--- START ---

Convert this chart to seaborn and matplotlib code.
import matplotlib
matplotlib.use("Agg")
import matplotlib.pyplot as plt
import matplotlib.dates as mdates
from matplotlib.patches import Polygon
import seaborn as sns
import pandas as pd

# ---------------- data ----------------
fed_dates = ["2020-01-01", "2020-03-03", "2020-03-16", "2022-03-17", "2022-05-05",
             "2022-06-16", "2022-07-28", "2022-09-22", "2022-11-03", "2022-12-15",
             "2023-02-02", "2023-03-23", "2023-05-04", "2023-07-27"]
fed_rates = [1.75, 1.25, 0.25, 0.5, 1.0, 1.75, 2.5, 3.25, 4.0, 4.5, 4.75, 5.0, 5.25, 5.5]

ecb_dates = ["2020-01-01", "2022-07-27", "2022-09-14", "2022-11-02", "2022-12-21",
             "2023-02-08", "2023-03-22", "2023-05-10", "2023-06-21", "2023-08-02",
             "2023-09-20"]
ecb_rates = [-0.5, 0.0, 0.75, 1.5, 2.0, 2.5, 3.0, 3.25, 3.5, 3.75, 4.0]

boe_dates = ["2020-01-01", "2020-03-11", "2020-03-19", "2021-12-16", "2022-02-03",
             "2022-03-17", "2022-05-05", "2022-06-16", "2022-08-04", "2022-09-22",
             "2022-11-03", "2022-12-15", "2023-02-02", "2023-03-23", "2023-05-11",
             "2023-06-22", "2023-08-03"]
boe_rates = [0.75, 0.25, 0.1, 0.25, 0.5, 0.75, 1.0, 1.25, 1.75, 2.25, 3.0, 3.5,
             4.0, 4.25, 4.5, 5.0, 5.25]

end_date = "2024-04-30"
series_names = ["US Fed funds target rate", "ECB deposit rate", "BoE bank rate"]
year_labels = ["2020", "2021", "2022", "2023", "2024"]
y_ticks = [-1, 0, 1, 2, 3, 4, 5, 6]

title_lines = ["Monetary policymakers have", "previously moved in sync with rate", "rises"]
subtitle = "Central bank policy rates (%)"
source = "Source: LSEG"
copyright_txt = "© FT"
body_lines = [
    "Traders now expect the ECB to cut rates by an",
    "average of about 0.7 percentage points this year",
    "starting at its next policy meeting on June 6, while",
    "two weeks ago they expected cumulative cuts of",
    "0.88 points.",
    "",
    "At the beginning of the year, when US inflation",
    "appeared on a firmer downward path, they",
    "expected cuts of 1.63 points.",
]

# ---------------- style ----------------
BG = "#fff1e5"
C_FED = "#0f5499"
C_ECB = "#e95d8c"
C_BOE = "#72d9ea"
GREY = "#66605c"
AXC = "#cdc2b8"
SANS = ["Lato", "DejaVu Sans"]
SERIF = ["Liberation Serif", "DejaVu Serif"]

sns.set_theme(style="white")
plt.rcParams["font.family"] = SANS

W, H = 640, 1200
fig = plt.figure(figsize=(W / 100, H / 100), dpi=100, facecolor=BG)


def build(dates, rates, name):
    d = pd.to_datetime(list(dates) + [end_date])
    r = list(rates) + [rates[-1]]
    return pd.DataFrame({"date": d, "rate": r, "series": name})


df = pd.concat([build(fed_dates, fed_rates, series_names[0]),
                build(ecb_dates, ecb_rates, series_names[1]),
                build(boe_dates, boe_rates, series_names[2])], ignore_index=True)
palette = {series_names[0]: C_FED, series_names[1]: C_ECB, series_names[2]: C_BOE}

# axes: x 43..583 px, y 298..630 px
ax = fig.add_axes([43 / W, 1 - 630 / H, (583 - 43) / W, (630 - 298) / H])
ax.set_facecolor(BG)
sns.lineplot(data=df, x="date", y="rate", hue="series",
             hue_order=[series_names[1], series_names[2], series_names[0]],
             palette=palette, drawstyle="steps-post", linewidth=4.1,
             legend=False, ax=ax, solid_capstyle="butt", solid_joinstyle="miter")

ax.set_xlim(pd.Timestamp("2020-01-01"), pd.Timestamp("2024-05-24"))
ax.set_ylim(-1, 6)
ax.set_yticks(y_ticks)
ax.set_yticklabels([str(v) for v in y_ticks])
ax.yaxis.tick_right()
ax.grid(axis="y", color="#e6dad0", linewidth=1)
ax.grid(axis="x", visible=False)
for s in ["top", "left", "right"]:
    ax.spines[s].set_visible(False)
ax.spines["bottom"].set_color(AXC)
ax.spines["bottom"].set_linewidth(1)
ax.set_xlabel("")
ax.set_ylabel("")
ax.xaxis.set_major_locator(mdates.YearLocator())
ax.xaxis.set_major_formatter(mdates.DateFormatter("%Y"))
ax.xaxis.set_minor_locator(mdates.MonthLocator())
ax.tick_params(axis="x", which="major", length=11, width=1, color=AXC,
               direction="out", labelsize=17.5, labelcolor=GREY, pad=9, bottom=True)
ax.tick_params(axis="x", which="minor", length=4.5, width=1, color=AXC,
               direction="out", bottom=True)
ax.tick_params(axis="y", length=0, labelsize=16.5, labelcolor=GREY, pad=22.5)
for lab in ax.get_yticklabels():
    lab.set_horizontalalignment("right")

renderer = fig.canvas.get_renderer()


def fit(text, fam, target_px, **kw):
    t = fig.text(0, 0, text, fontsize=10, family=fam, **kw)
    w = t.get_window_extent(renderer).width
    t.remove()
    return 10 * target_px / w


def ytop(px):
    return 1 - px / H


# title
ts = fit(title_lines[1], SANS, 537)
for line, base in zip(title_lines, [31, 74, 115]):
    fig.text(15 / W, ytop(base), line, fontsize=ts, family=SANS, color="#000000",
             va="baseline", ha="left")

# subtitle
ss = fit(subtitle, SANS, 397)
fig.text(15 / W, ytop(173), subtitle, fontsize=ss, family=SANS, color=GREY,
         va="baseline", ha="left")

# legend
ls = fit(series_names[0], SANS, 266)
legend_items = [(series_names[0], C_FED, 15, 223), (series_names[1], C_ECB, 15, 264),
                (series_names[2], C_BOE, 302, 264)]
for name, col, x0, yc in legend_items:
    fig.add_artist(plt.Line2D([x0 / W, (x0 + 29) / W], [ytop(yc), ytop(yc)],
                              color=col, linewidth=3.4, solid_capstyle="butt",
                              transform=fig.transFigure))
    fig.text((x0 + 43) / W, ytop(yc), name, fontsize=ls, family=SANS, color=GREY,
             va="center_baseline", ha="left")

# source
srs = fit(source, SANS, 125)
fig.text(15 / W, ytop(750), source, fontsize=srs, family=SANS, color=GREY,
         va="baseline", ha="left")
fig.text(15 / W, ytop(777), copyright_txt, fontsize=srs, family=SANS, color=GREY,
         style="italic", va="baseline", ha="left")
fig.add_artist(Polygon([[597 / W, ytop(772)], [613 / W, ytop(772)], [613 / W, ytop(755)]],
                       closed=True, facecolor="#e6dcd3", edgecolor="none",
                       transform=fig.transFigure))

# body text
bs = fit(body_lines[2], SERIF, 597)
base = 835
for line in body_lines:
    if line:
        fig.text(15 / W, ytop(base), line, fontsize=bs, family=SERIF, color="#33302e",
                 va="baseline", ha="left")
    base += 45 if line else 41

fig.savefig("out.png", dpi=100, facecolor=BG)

--- END ---

### Description of the task
Set down the lines above as they stand, starting with the first line and ending with the line that contains "import pandas as pd".

### Finished answer
Convert this chart to seaborn and matplotlib code.
import matplotlib
matplotlib.use("Agg")
import matplotlib.pyplot as plt
import matplotlib.dates as mdates
from matplotlib.patches import Polygon
import seaborn as sns
import pandas as pd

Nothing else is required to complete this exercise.